• What needs to be done: Repeat exactly the lines running from the first line of the data to the line containing "250, 300, 350];", both ends included, and nothing else; drop the pictures.

Rows from a dataset of charts and code
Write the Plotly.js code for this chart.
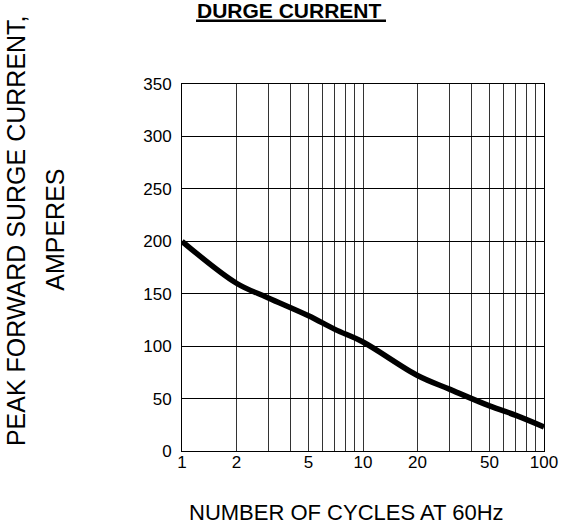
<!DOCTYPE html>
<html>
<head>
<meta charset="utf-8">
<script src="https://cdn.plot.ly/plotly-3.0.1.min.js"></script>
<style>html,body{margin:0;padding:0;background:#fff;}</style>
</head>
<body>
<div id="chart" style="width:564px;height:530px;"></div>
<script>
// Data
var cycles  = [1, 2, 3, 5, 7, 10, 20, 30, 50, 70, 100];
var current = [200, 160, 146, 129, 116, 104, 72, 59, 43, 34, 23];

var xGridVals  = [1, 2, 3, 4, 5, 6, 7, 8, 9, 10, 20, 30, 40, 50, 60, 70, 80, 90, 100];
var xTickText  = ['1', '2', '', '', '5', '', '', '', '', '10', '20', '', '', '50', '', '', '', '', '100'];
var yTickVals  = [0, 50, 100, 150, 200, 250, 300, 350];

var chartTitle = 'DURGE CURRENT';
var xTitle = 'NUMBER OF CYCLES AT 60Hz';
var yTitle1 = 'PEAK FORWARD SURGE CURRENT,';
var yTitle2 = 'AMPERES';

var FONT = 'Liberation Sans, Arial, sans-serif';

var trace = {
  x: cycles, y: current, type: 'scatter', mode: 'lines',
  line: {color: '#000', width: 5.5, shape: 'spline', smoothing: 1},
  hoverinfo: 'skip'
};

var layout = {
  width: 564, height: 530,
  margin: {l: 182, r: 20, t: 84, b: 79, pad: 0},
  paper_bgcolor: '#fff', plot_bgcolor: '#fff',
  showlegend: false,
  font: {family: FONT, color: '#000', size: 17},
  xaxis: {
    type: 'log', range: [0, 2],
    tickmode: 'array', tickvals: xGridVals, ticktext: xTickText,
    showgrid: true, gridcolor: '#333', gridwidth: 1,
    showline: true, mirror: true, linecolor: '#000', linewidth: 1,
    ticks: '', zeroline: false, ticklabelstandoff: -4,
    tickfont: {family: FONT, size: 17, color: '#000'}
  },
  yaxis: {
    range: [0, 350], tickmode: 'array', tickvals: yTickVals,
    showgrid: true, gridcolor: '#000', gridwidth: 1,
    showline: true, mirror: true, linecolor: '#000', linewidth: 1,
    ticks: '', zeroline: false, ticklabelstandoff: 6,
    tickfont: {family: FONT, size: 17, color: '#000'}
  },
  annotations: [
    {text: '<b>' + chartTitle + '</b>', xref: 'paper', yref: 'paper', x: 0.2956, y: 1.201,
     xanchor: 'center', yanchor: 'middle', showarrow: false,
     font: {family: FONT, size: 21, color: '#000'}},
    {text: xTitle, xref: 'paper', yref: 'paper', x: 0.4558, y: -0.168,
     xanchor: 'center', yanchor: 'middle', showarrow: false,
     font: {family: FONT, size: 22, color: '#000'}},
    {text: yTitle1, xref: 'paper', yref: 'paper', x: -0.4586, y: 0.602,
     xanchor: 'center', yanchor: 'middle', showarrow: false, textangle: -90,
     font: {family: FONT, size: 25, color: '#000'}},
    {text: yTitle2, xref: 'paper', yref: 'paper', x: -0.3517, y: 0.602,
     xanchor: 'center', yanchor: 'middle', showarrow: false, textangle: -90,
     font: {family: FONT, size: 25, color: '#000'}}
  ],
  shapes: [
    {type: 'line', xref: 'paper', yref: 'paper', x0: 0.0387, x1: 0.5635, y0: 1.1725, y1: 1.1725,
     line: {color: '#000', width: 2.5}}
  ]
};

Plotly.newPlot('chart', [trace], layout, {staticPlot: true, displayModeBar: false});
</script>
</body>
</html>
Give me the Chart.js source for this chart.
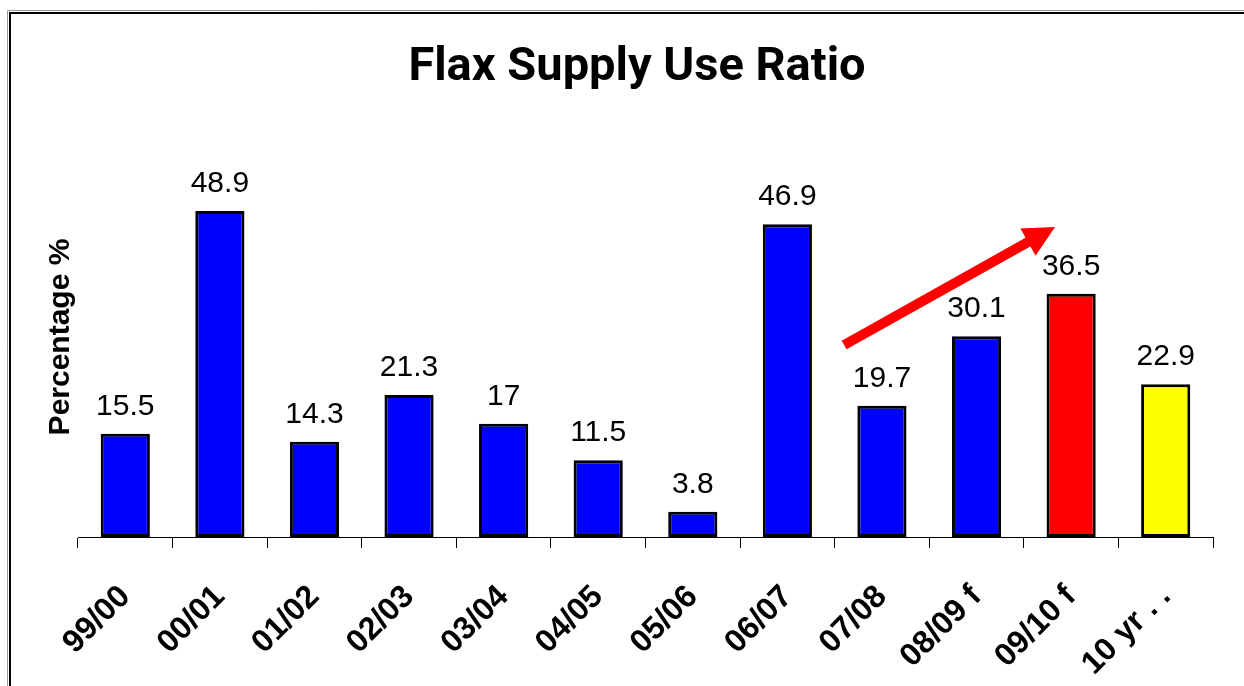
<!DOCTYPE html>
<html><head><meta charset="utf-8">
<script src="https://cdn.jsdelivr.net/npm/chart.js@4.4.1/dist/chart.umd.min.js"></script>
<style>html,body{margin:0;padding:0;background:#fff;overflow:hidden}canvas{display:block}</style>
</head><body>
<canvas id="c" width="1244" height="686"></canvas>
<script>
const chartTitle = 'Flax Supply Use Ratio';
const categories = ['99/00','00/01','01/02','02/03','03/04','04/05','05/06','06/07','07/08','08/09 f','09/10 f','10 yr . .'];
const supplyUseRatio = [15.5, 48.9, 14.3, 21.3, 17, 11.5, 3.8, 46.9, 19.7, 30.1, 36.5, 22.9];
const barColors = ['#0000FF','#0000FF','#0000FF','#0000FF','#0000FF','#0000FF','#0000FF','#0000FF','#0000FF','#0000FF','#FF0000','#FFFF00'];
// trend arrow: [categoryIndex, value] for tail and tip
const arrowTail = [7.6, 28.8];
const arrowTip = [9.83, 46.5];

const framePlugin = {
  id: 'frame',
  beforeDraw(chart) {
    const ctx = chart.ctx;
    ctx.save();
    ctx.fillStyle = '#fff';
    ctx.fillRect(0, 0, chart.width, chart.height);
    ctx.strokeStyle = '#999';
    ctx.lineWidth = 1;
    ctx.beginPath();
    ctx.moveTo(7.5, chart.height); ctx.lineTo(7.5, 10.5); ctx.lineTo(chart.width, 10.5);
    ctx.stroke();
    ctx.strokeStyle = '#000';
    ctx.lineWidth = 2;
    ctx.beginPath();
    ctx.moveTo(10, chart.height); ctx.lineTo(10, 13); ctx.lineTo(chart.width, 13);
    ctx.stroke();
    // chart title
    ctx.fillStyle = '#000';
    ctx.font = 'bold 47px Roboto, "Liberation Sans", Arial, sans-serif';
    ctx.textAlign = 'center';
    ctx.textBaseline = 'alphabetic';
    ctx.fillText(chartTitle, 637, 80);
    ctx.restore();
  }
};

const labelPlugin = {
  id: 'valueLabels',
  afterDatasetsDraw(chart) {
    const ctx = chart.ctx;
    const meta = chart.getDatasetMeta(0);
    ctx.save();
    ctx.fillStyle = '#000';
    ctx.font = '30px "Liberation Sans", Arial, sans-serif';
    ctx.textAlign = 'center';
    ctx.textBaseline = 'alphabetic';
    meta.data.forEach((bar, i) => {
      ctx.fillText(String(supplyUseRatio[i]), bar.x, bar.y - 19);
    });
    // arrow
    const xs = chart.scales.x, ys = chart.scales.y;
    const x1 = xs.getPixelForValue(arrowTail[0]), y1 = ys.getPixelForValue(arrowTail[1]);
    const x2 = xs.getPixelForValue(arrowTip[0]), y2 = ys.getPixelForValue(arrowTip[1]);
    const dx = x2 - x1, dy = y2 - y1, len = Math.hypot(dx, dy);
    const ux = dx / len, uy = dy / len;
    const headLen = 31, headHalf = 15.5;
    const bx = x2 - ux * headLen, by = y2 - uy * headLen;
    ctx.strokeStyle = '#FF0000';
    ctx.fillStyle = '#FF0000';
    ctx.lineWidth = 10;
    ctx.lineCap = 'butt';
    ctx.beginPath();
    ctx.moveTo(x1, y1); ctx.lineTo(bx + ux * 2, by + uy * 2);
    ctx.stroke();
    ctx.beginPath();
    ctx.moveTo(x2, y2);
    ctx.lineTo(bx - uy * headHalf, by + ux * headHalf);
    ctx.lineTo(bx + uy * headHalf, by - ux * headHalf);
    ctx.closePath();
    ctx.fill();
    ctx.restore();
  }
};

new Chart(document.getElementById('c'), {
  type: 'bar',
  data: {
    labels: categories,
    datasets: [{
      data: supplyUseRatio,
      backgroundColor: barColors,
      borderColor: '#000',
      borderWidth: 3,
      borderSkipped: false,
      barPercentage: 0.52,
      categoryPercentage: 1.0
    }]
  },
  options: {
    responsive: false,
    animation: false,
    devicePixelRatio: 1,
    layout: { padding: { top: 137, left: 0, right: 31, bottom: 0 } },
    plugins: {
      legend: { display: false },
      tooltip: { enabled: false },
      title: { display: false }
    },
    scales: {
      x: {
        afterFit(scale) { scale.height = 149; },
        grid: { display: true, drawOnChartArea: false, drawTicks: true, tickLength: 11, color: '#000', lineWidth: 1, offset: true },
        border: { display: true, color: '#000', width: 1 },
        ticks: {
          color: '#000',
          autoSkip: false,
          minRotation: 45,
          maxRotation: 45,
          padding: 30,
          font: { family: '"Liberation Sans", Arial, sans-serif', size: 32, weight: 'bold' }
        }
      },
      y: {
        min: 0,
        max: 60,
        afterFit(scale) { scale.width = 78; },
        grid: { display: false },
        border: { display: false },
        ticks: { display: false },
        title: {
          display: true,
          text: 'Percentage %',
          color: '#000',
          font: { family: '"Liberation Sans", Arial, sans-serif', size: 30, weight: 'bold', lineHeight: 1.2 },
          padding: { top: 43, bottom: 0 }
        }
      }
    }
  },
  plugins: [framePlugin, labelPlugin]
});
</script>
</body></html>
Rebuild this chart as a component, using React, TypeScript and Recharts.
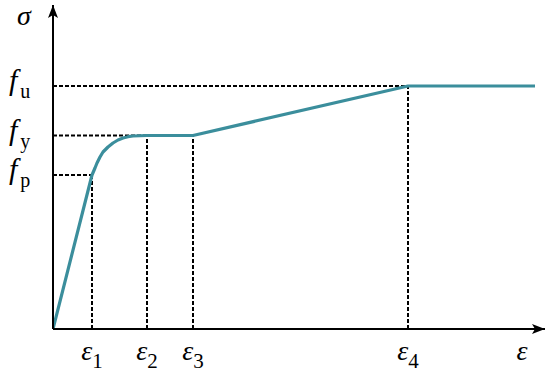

• Right answer:
Write the Plotly.js code for this chart.
<!DOCTYPE html>
<html>
<head>
<meta charset="utf-8">
<script src="https://cdn.plot.ly/plotly-3.0.1.min.js"></script>
<style>html,body{margin:0;padding:0;background:#fff;}</style>
</head>
<body>
<div id="chart" style="width:564px;height:530px;"></div>
<script>
// Data
var cycles  = [1, 2, 3, 5, 7, 10, 20, 30, 50, 70, 100];
var current = [200, 160, 146, 129, 116, 104, 72, 59, 43, 34, 23];

var xGridVals  = [1, 2, 3, 4, 5, 6, 7, 8, 9, 10, 20, 30, 40, 50, 60, 70, 80, 90, 100];
var xTickText  = ['1', '2', '', '', '5', '', '', '', '', '10', '20', '', '', '50', '', '', '', '', '100'];
var yTickVals  = [0, 50, 100, 150, 200, 250, 300, 350];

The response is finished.